#### Information supplied

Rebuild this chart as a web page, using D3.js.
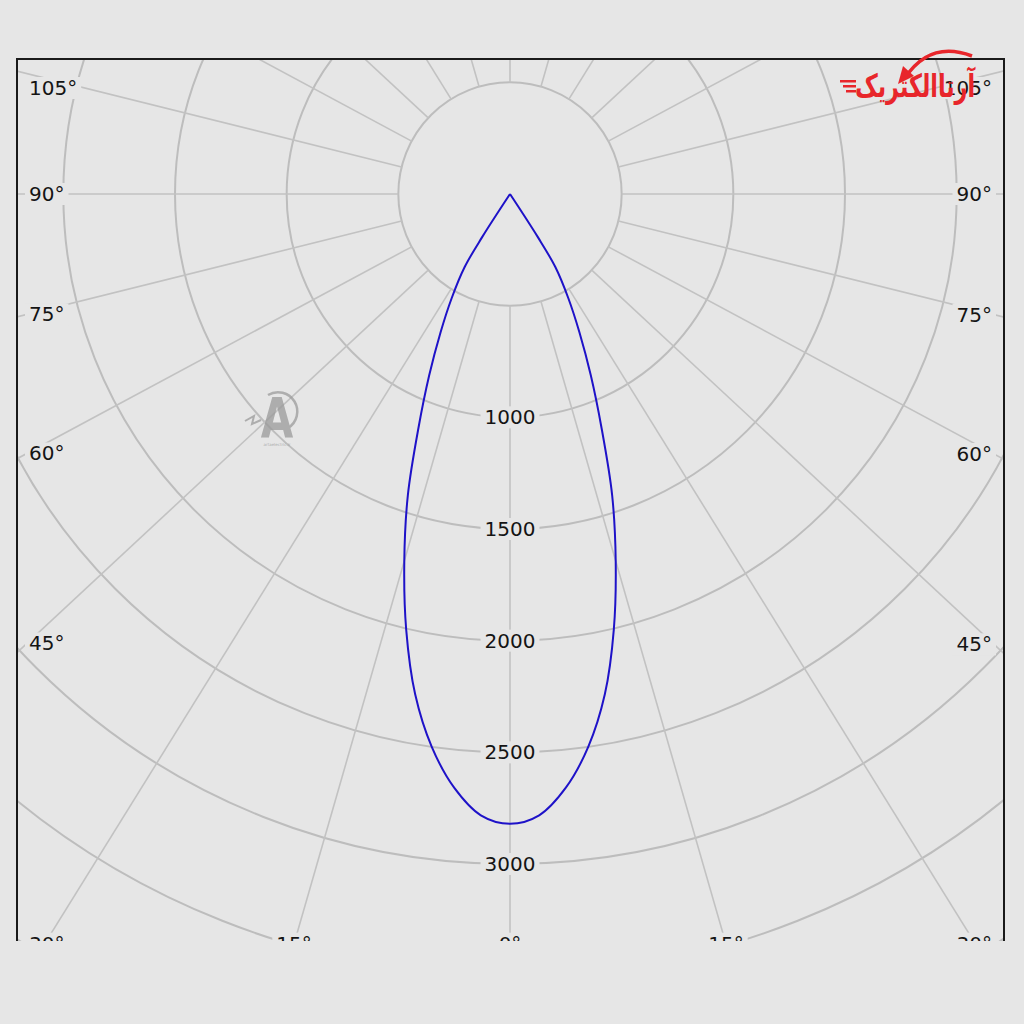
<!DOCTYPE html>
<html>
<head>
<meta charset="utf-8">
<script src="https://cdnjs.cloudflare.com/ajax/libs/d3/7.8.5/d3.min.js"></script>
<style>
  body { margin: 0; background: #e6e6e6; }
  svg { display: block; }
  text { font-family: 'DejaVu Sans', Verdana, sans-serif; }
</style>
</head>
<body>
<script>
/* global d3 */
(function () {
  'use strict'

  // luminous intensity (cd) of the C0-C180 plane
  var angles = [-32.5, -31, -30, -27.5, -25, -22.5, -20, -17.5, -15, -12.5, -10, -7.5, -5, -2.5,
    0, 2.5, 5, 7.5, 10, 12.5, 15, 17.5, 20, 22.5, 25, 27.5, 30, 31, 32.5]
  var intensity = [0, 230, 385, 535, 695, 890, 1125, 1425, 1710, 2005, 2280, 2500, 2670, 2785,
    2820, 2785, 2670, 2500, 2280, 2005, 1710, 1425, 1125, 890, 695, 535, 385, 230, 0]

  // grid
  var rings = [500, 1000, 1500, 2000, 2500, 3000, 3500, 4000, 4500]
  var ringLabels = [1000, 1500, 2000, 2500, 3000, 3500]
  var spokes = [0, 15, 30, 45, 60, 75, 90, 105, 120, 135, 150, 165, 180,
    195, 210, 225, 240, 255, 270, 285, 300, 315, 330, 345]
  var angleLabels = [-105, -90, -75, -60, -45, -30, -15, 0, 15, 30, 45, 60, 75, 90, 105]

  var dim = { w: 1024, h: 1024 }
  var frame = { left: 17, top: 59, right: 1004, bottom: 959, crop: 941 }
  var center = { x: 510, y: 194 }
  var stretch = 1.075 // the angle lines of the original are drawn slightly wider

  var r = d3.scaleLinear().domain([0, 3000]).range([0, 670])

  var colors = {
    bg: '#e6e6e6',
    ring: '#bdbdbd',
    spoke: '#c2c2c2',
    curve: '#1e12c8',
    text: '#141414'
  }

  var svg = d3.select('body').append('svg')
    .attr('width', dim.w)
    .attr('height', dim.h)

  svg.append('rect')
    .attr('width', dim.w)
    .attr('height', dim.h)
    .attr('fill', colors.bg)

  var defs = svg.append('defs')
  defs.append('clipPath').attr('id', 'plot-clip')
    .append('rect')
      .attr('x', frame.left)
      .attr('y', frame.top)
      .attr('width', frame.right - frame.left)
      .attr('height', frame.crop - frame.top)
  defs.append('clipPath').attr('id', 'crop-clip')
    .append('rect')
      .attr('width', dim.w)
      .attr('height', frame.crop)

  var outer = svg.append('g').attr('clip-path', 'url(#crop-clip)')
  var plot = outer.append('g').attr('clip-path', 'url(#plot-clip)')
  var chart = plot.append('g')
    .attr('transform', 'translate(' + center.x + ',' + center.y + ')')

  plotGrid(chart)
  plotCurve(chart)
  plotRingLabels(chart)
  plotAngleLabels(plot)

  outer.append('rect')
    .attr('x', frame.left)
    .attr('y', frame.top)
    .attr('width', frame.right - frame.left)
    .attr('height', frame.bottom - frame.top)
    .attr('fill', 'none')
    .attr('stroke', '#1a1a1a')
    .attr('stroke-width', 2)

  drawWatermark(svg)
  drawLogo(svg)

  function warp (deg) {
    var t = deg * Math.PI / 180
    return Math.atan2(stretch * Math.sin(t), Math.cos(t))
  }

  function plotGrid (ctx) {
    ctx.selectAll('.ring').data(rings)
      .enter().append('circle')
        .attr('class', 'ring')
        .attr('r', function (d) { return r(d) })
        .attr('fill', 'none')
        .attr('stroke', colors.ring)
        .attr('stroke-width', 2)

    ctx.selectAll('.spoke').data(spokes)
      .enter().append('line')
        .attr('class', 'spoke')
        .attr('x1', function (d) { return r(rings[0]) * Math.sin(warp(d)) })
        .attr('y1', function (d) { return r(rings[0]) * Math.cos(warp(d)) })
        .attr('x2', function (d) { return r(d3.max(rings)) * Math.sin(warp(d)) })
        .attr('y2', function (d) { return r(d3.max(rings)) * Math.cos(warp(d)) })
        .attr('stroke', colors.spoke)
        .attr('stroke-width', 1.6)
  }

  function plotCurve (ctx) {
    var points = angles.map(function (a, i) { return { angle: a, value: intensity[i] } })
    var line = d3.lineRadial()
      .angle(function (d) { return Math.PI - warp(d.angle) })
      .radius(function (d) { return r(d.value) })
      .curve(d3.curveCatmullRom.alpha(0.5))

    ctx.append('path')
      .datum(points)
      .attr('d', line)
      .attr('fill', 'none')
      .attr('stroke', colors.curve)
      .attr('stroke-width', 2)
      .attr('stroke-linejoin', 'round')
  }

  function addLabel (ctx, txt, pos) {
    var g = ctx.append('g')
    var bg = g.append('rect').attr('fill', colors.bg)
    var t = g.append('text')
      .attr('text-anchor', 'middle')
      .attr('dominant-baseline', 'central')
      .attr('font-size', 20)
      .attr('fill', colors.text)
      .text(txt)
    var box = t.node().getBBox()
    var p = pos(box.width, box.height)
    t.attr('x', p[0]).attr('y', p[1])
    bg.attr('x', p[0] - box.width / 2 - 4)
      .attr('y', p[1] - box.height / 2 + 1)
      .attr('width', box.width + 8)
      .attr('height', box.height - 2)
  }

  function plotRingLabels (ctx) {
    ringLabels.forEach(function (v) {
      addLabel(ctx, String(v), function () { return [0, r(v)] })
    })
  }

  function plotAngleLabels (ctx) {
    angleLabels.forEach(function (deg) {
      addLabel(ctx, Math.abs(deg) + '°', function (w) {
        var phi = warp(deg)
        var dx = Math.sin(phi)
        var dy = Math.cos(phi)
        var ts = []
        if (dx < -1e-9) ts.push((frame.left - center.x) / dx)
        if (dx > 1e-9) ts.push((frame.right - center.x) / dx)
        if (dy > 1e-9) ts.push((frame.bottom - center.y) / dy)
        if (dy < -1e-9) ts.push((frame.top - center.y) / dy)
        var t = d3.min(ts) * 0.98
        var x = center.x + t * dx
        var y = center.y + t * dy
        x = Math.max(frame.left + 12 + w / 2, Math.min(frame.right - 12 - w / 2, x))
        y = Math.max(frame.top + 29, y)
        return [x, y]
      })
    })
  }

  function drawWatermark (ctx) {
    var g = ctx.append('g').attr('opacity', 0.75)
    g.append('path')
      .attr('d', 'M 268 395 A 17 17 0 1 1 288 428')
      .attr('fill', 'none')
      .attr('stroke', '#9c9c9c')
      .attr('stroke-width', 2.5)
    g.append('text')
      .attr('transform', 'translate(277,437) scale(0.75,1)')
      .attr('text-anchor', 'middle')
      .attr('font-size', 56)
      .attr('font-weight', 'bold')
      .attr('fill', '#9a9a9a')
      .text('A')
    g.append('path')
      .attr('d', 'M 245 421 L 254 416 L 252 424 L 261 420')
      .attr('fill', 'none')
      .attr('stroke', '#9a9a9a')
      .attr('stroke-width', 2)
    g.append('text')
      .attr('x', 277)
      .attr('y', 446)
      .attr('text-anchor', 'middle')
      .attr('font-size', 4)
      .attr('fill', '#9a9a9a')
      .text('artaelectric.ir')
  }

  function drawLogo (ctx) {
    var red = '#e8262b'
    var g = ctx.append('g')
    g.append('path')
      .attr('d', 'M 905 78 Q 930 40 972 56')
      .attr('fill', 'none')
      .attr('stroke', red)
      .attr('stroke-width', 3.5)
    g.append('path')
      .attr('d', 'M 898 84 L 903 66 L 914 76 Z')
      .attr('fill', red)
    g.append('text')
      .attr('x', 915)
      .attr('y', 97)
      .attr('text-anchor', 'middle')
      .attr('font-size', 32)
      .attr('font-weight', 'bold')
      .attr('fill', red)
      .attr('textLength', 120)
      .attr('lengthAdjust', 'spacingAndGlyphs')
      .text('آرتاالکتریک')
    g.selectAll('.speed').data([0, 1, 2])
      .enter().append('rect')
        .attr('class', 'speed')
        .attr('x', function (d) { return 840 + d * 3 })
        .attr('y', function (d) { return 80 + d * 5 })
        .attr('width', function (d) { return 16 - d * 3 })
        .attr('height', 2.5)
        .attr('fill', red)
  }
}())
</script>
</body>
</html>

########

[Work instructions]
Exactly as written, please give again the lines from the beginning of the listing through the line containing "385, 230, 0]", inclusive, without any pictures.

[Written answer]
Rebuild this chart as a web page, using D3.js.
<!DOCTYPE html>
<html>
<head>
<meta charset="utf-8">
<script src="https://cdnjs.cloudflare.com/ajax/libs/d3/7.8.5/d3.min.js"></script>
<style>
  body { margin: 0; background: #e6e6e6; }
  svg { display: block; }
  text { font-family: 'DejaVu Sans', Verdana, sans-serif; }
</style>
</head>
<body>
<script>
/* global d3 */
(function () {
  'use strict'

  // luminous intensity (cd) of the C0-C180 plane
  var angles = [-32.5, -31, -30, -27.5, -25, -22.5, -20, -17.5, -15, -12.5, -10, -7.5, -5, -2.5,
    0, 2.5, 5, 7.5, 10, 12.5, 15, 17.5, 20, 22.5, 25, 27.5, 30, 31, 32.5]
  var intensity = [0, 230, 385, 535, 695, 890, 1125, 1425, 1710, 2005, 2280, 2500, 2670, 2785,
    2820, 2785, 2670, 2500, 2280, 2005, 1710, 1425, 1125, 890, 695, 535, 385, 230, 0]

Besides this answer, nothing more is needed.